Alden Spurr "Mac" McWilliams was born February 2, 1916 in Greenwich, Connecticut. His father, John McWilliams, was born 1882 in NYC of Irish ancestry. His mother, Florence L. McWilliams, was born 1886 in NYC. His parents married in 1914. They lived on the corner of North Street and Parsonage Road. His parents had two children. His younger sister Faith McWilliams was born in 1921. His father was a private chauffeur and his mother was a piano teacher.
The family prospered when his father became a laboratory assistant to a chemist at a radio company.
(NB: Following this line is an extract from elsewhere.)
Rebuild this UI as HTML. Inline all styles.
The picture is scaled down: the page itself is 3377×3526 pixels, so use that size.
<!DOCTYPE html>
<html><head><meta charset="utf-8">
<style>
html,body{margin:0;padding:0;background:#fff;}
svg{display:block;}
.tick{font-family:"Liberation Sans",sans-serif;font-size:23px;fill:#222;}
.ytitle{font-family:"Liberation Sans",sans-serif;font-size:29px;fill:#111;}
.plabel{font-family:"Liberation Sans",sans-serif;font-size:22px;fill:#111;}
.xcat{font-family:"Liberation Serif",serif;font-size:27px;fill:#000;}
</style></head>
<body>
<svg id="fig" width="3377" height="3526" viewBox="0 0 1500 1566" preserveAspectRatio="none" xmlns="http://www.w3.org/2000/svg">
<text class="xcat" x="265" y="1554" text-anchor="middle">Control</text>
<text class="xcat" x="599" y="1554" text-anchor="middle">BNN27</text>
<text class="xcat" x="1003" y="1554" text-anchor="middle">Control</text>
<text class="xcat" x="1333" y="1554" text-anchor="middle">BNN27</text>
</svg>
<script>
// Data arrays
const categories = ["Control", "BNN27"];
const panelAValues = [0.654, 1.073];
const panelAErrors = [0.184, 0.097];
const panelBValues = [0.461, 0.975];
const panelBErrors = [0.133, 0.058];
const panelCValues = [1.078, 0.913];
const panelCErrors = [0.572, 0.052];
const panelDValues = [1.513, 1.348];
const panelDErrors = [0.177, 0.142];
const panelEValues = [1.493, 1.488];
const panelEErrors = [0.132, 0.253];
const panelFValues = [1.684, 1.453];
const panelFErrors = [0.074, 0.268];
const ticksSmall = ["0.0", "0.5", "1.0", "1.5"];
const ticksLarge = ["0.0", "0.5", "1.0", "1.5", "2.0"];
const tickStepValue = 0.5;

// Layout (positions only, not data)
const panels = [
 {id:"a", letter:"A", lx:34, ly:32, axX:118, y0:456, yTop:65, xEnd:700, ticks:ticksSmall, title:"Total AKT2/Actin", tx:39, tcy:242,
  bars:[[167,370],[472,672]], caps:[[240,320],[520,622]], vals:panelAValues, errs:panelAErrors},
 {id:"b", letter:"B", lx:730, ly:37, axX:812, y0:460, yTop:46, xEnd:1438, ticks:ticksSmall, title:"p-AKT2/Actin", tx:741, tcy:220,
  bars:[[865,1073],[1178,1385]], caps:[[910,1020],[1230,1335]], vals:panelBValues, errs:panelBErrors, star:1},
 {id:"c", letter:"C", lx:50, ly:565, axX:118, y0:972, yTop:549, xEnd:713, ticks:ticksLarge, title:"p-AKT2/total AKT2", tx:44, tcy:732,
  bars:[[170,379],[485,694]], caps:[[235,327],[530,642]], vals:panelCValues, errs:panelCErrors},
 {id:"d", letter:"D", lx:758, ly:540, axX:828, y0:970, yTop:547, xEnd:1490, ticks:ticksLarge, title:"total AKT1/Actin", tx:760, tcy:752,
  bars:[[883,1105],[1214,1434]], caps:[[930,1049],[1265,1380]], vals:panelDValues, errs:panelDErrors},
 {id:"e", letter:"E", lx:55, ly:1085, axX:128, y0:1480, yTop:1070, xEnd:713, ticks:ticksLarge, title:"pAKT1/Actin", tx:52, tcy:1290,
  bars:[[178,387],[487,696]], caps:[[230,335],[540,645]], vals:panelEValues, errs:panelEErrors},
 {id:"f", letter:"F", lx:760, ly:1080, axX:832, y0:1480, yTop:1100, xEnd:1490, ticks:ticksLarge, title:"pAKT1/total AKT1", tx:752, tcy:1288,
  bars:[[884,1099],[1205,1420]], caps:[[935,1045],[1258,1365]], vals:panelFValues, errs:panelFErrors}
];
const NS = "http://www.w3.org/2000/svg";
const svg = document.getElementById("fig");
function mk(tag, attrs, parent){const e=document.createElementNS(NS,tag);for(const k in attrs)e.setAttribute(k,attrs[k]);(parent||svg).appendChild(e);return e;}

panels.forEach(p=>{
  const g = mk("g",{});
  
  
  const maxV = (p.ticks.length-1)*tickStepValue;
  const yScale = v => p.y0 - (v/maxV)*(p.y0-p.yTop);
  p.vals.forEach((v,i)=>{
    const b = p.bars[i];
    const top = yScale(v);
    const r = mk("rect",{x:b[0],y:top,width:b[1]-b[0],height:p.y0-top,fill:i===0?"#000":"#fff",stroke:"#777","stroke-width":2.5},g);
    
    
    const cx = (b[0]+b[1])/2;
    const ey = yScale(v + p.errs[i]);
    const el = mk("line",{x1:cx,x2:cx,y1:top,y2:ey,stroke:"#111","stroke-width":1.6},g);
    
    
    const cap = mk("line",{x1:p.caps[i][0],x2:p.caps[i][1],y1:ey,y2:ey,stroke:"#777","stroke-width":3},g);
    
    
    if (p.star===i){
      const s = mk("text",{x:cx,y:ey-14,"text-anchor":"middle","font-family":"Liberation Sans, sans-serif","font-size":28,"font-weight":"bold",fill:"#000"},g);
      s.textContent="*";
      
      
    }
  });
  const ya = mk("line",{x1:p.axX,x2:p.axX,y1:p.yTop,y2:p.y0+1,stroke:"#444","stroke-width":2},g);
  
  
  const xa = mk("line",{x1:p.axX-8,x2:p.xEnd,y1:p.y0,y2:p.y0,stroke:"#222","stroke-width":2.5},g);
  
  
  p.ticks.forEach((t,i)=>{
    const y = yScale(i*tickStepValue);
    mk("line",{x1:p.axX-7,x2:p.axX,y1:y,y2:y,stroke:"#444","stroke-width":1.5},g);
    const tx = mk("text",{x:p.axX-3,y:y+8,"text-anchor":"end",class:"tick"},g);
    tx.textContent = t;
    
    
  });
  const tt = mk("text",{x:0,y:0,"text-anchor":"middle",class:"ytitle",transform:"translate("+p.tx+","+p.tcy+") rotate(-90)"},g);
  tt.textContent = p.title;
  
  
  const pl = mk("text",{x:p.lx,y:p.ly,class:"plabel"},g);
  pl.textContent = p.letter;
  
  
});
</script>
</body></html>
By 1929 they had moved to their own home on Arch Street in Greenwich, CT.
He graduated from Greenwich High School in June of 1934.
In September of 1934 he began to attend the New York School of Fine and Applied Arts, located at 2239 Broadway on the southwest corner with 80th Street. Some of the teachers at the school were C. Hamilton Preston (Design), Kimon Nicolaides (Drawing), and Eleanor Brown (Interior Decoration). The school was founded as the New York School of Art in 1902 by William Merrit Chase (1849-1916), the American Impressionist, who quit the Art Students League of New York with a vision of a new school that would encourage the creative spirits of unconventional artists.
In 1938 he began to draw pen-and-ink interior story illustrations for pulp magazines, such as Clues Detective Stories and Flying Aces. He received printed credit in many issues of Flying Aces as writer and artist of a regular feature, They Had What It Takes, a comic page that profiled famous aviators. The series lasted for three years.
In 1939 he began to draw some of the earliest comic books in America for Dell, Centaur Comics, Quality and Funnies Inc. Some of the comics he worked on were Captain Frank Hawks, Speed Bolton, Flash Gordon, and Stratosphere Jim. He also drew the syndicated newspaper comic strip Tim Tyler's Luck. Some of the pulp artists that also worked in this early comic book field were Lyman Anderson, Adolphe Barreaux and W. M. Allison.
On October 1, 1942 he enlisted in the Army during WWII. He fought in the Normandy D-Day invasion, for which he received the Bronze Star and French Croix de Guerre.
In 1946 he returned to America and married Ruth Jensen. She was born August 30, 1919 in Greenwich, CT. Her parents were Carl Chris Jensen and Esther Broman Jensen. Her father owned the Greenwich Car Company. She had graduated from Skidmore College in 1941. During the war she was the executive secretary to the President of the Electrolux Corporation of Stamford, CT. The newlyweds moved to Darien, CT, where they raised two sons, Chris Jensen McWilliams and Alden Richard McWilliams.
In 1947 he returned to work as a line artist illustrating stories for pulp magazines. During the post-war period he worked for All Western Magazine, Exciting Western, Fight Stories, Giant Western, Popular Western, Planet Stories, Rodeo Romances, Texas Rangers, Thrilling Western, Wings, and Zane Grey's Western Magazine. Unlike most pen-and-ink artists, he also painted several full-color covers for issues of All Western and Zane Grey's Western Magazine.
During the post-war period he also resumed his comic book career, for which he is most renowned. He worked non-stop for almost every comic book publisher, including Marvel Comics, Hillman Comics, Archie, Fawcett, DC Comics, and Dell.
He also drew several popular syndicated newspaper comic strips, such as Twin Earths (1952) and Davy Jones (1963). In 1968 he co-created the first American newspaper comic strip to star an African American lead character, Danny Raven, in Dateline: Danger!
During the late 1960s he drew comic books based on popular TV shows, such as I Spy, Man From U.N.C.L.E., The Wild Wild West, and Star Trek.
He never retired, but between deadlines he and his wife enjoyed their Cape Cod beach house in Eastham, Massachusetts.
Al "Mac" McWilliams died at the age of seventy-seven in Stamford, CT, on March 19, 1993.